1. External beauty that is inborn and lucky trait. The kind that makes me go see every movie with Johnny Depp in it, regardless of whether I think the movie will be good or horrible. The kind that manifests in both of the lovers I’ve had in my life, causing me to go, “zuh? why am I the lucky schmoe who gets hooked up like this?” External beauty of this nature doesn’t say a whole lot about the possessor of it, but hey–I don’t know many who are immune to it.
2. The sort of external beauty that reflects a choice.
Your body (I feel) is one of the most readily available tools of expression that you have. I feel it only makes sense to be attracted to (or unattracted to) the choices that people make with their bodies, and the thing that I like about this is that it’s based in something other than chance. It’s a real reflection of who a person is.
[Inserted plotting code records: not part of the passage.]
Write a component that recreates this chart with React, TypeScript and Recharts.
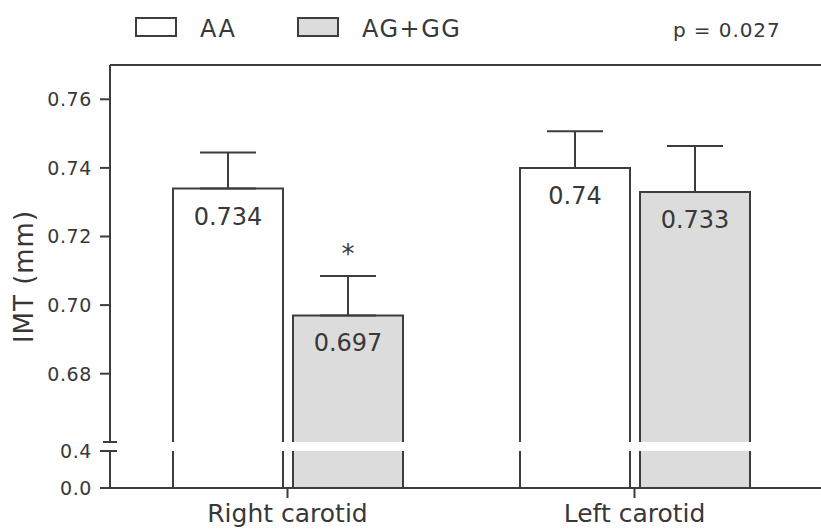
import React from "react";
import {
  BarChart,
  Bar,
  XAxis,
  YAxis,
  ErrorBar,
  LabelList,
  Legend,
  ReferenceLine,
} from "recharts";

const CATEGORIES = ["Right carotid", "Left carotid"];
const AA_MEAN = [0.734, 0.74];
const AA_SE = [0.0105, 0.0107];
const AG_MEAN = [0.697, 0.733];
const AG_SE = [0.0115, 0.0134];
const SIG_MARK = ["*", ""];
const Y_TICK_LABELS = ["0.0", "0.4", "0.68", "0.70", "0.72", "0.74", "0.76"];
const P_VALUE = "p = 0.027";

const LINE = "#3d3d3d";
const TEXT = "#383838";
const GRAY = "#dcdcdc";
const FONT = '"DejaVu Sans", Verdana, sans-serif';

// broken y axis: 0–0.4 squeezed at the bottom, 0.68–0.77 stretched above the break
const PLOT_H = 423;
const LOW_MAX = 0.4;
const LOW_H = 37;
const BREAK_H = 9;
const TOP_V = 0.77;
const SLOPE = 3430; // units per mm in the upper part

const tf = (v: number) =>
  v <= LOW_MAX ? (v / LOW_MAX) * LOW_H : PLOT_H - (TOP_V - v) * SLOPE;

const Y_TICKS = Y_TICK_LABELS.map((s) => tf(parseFloat(s)));

const data = CATEGORIES.map((name, i) => ({
  name,
  aa: tf(AA_MEAN[i]),
  ag: tf(AG_MEAN[i]),
  aaErr: [0, AA_SE[i] * SLOPE],
  agErr: [0, AG_SE[i] * SLOPE],
  aaLabel: String(AA_MEAN[i]),
  agLabel: String(AG_MEAN[i]),
  sig: SIG_MARK[i],
}));

const TICK_SIZE = 10;
const TICK_MARGIN = 8;

function BrokenBar(props: any) {
  const { x, y, width, height, fill, k, payload } = props;
  if (!height) return null;
  const ppu = height / payload[k];
  const bottom = y + height;
  const gapLow = bottom - LOW_H * ppu;
  const gapHigh = bottom - (LOW_H + BREAK_H) * ppu;
  return (
    <g>
      <rect x={x} y={y} width={width} height={gapHigh - y} fill={fill} />
      <rect x={x} y={gapLow} width={width} height={bottom - gapLow} fill={fill} />
      <path
        d={`M${x},${gapHigh}V${y}H${x + width}V${gapHigh}M${x},${gapLow}V${bottom}M${x + width},${gapLow}V${bottom}`}
        fill="none"
        stroke={LINE}
        strokeWidth={2}
      />
    </g>
  );
}

function YTick(props: any) {
  const { x, y, payload } = props;
  const idx = Y_TICKS.indexOf(payload.value);
  const ax = x + TICK_SIZE + TICK_MARGIN;
  return (
    <g>
      <text
        x={x}
        y={y}
        dy="0.36em"
        textAnchor="end"
        fill={TEXT}
        fontSize={19}
        letterSpacing={0.6}
        fontFamily={FONT}
      >
        {Y_TICK_LABELS[idx]}
      </text>
      {idx === 1 && (
        <g>
          <rect x={ax - 3} y={y - BREAK_H + 1} width={6} height={BREAK_H - 2} fill="#fff" />
          <line x1={ax - 7} x2={ax + 7} y1={y - BREAK_H} y2={y - BREAK_H} stroke={LINE} strokeWidth={2} />
          <line x1={ax} x2={ax + 7} y1={y} y2={y} stroke={LINE} strokeWidth={2} />
        </g>
      )}
    </g>
  );
}

const renderLegend = (props: any) => {
  const items = props.payload || [];
  return (
    <svg width={821} height={50} style={{ display: "block" }}>
      {items.map((it: any, i: number) => {
        const x0 = 136 + i * 162;
        return (
          <g key={it.value}>
            <rect x={x0} y={18} width={40} height={18} fill={it.color} stroke={LINE} strokeWidth={2} />
            <text x={x0 + 64} y={37} fill={TEXT} fontSize={24} letterSpacing={1.5} fontFamily={FONT}>
              {it.value}
            </text>
          </g>
        );
      })}
      <text x={673} y={37} fill={TEXT} fontSize={20} letterSpacing={0.9} fontFamily={FONT}>
        {P_VALUE}
      </text>
    </svg>
  );
};

const yLabel = (props: any) => {
  const vb = props.viewBox || {};
  const cx = (vb.x || 0) + 33;
  const cy = vb.y + vb.height / 2;
  return (
    <text
      x={cx}
      y={cy}
      transform={`rotate(-90 ${cx} ${cy})`}
      textAnchor="middle"
      fill={TEXT}
      fontSize={26}
      letterSpacing={1}
      fontFamily={FONT}
    >
      IMT (mm)
    </text>
  );
};

export default function App() {
  return (
    <div
      style={{
        position: "absolute",
        left: 0,
        top: 0,
        width: 821,
        height: 530,
        background: "#fff",
        fontFamily: FONT,
      }}
    >
      <BarChart
        width={821}
        height={530}
        data={data}
        margin={{ top: 65, right: 0, left: 0, bottom: 0 }}
        barGap={10}
      >
        <XAxis
          dataKey="name"
          interval={0}
          height={42}
          tickSize={10}
          tickMargin={6}
          padding={{ left: 4, right: 13 }}
          axisLine={{ stroke: LINE, strokeWidth: 2 }}
          tickLine={{ stroke: LINE, strokeWidth: 2 }}
          tick={{ fontSize: 25, fill: TEXT, fontFamily: FONT }}
        />
        <YAxis
          type="number"
          width={110}
          domain={[0, PLOT_H]}
          ticks={Y_TICKS}
          interval={0}
          tickSize={TICK_SIZE}
          tickMargin={TICK_MARGIN}
          axisLine={{ stroke: LINE, strokeWidth: 2 }}
          tickLine={{ stroke: LINE, strokeWidth: 2 }}
          tick={<YTick />}
          label={{ content: yLabel }}
        />
        <Legend
          layout="horizontal"
          verticalAlign="middle"
          align="center"
          wrapperStyle={{ top: 0, left: 0, width: 821, height: 50 }}
          content={renderLegend}
        />
        <ReferenceLine y={PLOT_H} stroke={LINE} strokeWidth={2} />
        <Bar
          dataKey="aa"
          name="AA"
          fill="#ffffff"
          barSize={110}
          isAnimationActive={false}
          shape={(p: any) => <BrokenBar {...p} k="aa" />}
        >
          <ErrorBar dataKey="aaErr" width={28} stroke={LINE} strokeWidth={2} direction="y" />
          <LabelList
            dataKey="aaLabel"
            position="insideTop"
            offset={19}
            fill={TEXT}
            fontSize={24}
            fontFamily={FONT}
          />
        </Bar>
        <Bar
          dataKey="ag"
          name="AG+GG"
          fill={GRAY}
          barSize={110}
          isAnimationActive={false}
          shape={(p: any) => <BrokenBar {...p} k="ag" />}
        >
          <ErrorBar dataKey="agErr" width={28} stroke={LINE} strokeWidth={2} direction="y" />
          <LabelList
            dataKey="agLabel"
            position="insideTop"
            offset={19}
            fill={TEXT}
            fontSize={24}
            fontFamily={FONT}
          />
          <LabelList
            dataKey="sig"
            position="top"
            offset={52}
            fill={TEXT}
            fontSize={26}
            fontFamily={FONT}
          />
        </Bar>
      </BarChart>
    </div>
  );
}
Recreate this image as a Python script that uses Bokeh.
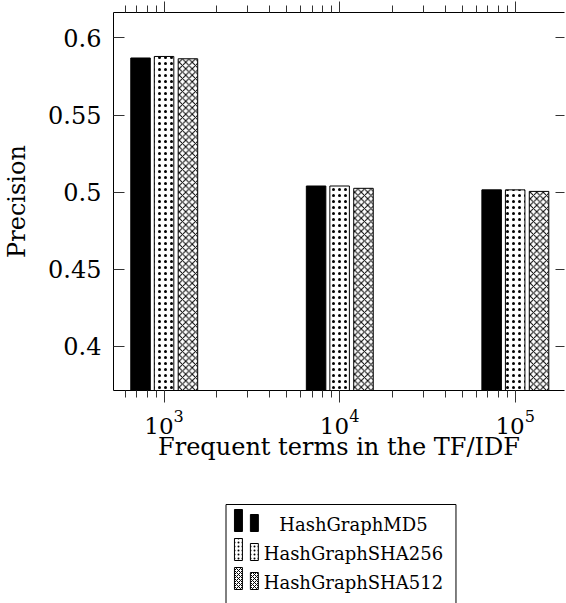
import numpy as np
from bokeh.plotting import figure
from bokeh.models import Range1d, LogAxis, LinearAxis, FixedTicker, LogTicker, ColumnDataSource
from bokeh.layouts import column
from bokeh.embed import file_html
from bokeh.resources import INLINE
from bokeh.core.properties import value

# ---- data ----
terms = [1e3, 1e4, 1e5]
series_names = ["HashGraphMD5", "HashGraphSHA256", "HashGraphSHA512"]
md5 = [0.587, 0.504, 0.5015]
sha256 = [0.588, 0.504, 0.5015]
sha512 = [0.5865, 0.5025, 0.5005]
y_ticks = [0.4, 0.45, 0.5, 0.55, 0.6]
y_tick_labels = ["0.4", "0.45", "0.5", "0.55", "0.6"]
x_title = "Frequent terms in the TF/IDF"
y_title = "Precision"

series_values = [md5, sha256, sha512]

FONT = "DejaVu Serif"
TICK_C = "#333333"

# ---- styles ----
offsets = [-0.134, 0.0, 0.136]   # in decades
half_w = 0.0556                   # in decades
styles = [
    dict(fill_color="black", line_color="black"),
    dict(fill_color="white", line_color="black", hatch_pattern="dot", hatch_color="black",
         hatch_scale=6, hatch_weight=1.3),
    dict(fill_color="white", line_color="black", hatch_pattern="x", hatch_color="black",
         hatch_scale=6.5, hatch_weight=1.0),
]

p = figure(width=566, height=480, x_axis_type="log",
           x_range=Range1d(10 ** 2.712, 10 ** 5.281),
           y_range=Range1d(0.3714, 0.6165),
           output_backend="svg", toolbar_location=None,
           min_border_left=111, min_border_right=0, min_border_top=12, min_border_bottom=90)
p.grid.visible = False
p.outline_line_color = None
p.background_fill_color = "white"

for vals, off, st in zip(series_values, offsets, styles):
    x = np.array(terms)
    src = ColumnDataSource(dict(
        left=x * 10 ** (off - half_w),
        right=x * 10 ** (off + half_w),
        top=vals,
        bottom=[0.0] * len(vals),
    ))
    p.quad(left="left", right="right", top="top", bottom="bottom", source=src,
           line_width=1, **st)

# bottom axis
xa = p.xaxis[0]
xa.ticker = LogTicker(num_minor_ticks=10)
xa.major_tick_in = 0
xa.major_tick_out = 12
xa.minor_tick_in = 0
xa.minor_tick_out = 7
xa.major_tick_line_color = TICK_C
xa.minor_tick_line_color = TICK_C
xa.axis_line_color = "black"
xa.major_label_text_font = FONT
xa.major_label_text_font_size = "23px"
xa.major_label_text_color = "black"
xa.major_label_standoff = 7
xa.axis_label = x_title
xa.axis_label_text_font = FONT
xa.axis_label_text_font_style = "normal"
xa.axis_label_text_font_size = "24px"
xa.axis_label_text_color = "black"
xa.axis_label_standoff = -4

# left axis
ya = p.yaxis[0]
ya.ticker = FixedTicker(ticks=y_ticks)
ya.major_label_overrides = dict(zip(y_ticks, y_tick_labels))
ya.major_tick_in = 11
ya.major_tick_out = 0
ya.minor_tick_line_color = None
ya.major_tick_line_color = TICK_C
ya.axis_line_color = "black"
ya.major_label_text_font = FONT
ya.major_label_text_font_size = "24px"
ya.major_label_text_color = "black"
ya.major_label_standoff = 12
ya.axis_label = y_title
ya.axis_label_text_font = FONT
ya.axis_label_text_font_style = "normal"
ya.axis_label_text_font_size = "24px"
ya.axis_label_text_color = "black"
ya.axis_label_standoff = 14

# top axis (mirrored ticks, no visible labels)
ta = LogAxis(ticker=LogTicker(num_minor_ticks=10))
ta.major_tick_in = 0
ta.major_tick_out = 11
ta.minor_tick_in = 0
ta.minor_tick_out = 7
ta.major_tick_line_color = TICK_C
ta.minor_tick_line_color = TICK_C
ta.axis_line_color = "black"
ta.major_label_text_font_size = "1px"
ta.major_label_text_alpha = 0.0
ta.major_label_standoff = 0
p.add_layout(ta, "above")

# right axis (mirrored inward ticks, no labels)
ra = LinearAxis(ticker=FixedTicker(ticks=y_ticks))
ra.major_tick_in = 9
ra.major_tick_out = 0
ra.minor_tick_line_color = None
ra.major_tick_line_color = TICK_C
ra.axis_line_color = None
ra.major_label_text_font_size = "1px"
ra.major_label_text_alpha = 0.0
ra.major_label_standoff = 0
p.add_layout(ra, "right")

# ---- legend (drawn as a separate panel; data units equal page pixels) ----
LG_L, LG_R, LG_TOP, LG_H = 111, 564, 480, 123
lg = figure(width=566, height=LG_H, x_range=Range1d(LG_L, LG_R), y_range=Range1d(LG_TOP + LG_H, LG_TOP),
            output_backend="svg", toolbar_location=None,
            x_axis_location=None, y_axis_location=None,
            min_border_left=LG_L, min_border_right=566 - LG_R, min_border_top=0, min_border_bottom=0)
lg.grid.visible = False
lg.outline_line_color = None

box_left, box_right, box_top = 224, 455, 504
lg.quad(left=[box_left], right=[box_right], top=[box_top], bottom=[700],
        fill_color=None, line_color="black", line_width=1)

row0, row_step = 530, 29
for i, (name, st) in enumerate(zip(series_names, styles)):
    base = row0 + i * row_step
    lst = dict(st)
    if "hatch_scale" in lst:
        lst["hatch_scale"] = 4
    lg.quad(left=[232.5], right=[240.5], top=[base - 21], bottom=[base + 1], line_width=1, **lst)
    lg.quad(left=[248.5], right=[256.5], top=[base - 16], bottom=[base + 1], line_width=1, **lst)
    lg.text(x=[352], y=[base - 6], text=[name], text_align="center", text_baseline="middle",
            text_font=value(FONT), text_font_size="18px", text_color="black")

layout = column(p, lg, spacing=0)
open("out.html", "w").write(file_html(layout, INLINE))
I’m generally attracted to people who do anything off the beaten path with their body-canvas. I’m further attracted to people who bash existing stereotypes and roles with their choices, because I hate stereotypes and roles, and it lets me know that I could definitely like that person. I think it’s really hot that my boyfriend has long hair and sometime’s wears women’s clothing.* Actually, one of the chief things that attracts me to a person is how out-of-line they are with gender norms. It’s just how it is. Gender sucks. You bash gender, you’re in with me. The interesting thing is that I’ve always felt this way, but only in the past year or two have I really explored my feelings on feminism and gender–leading me only recently to my “gender sucks” conclusion.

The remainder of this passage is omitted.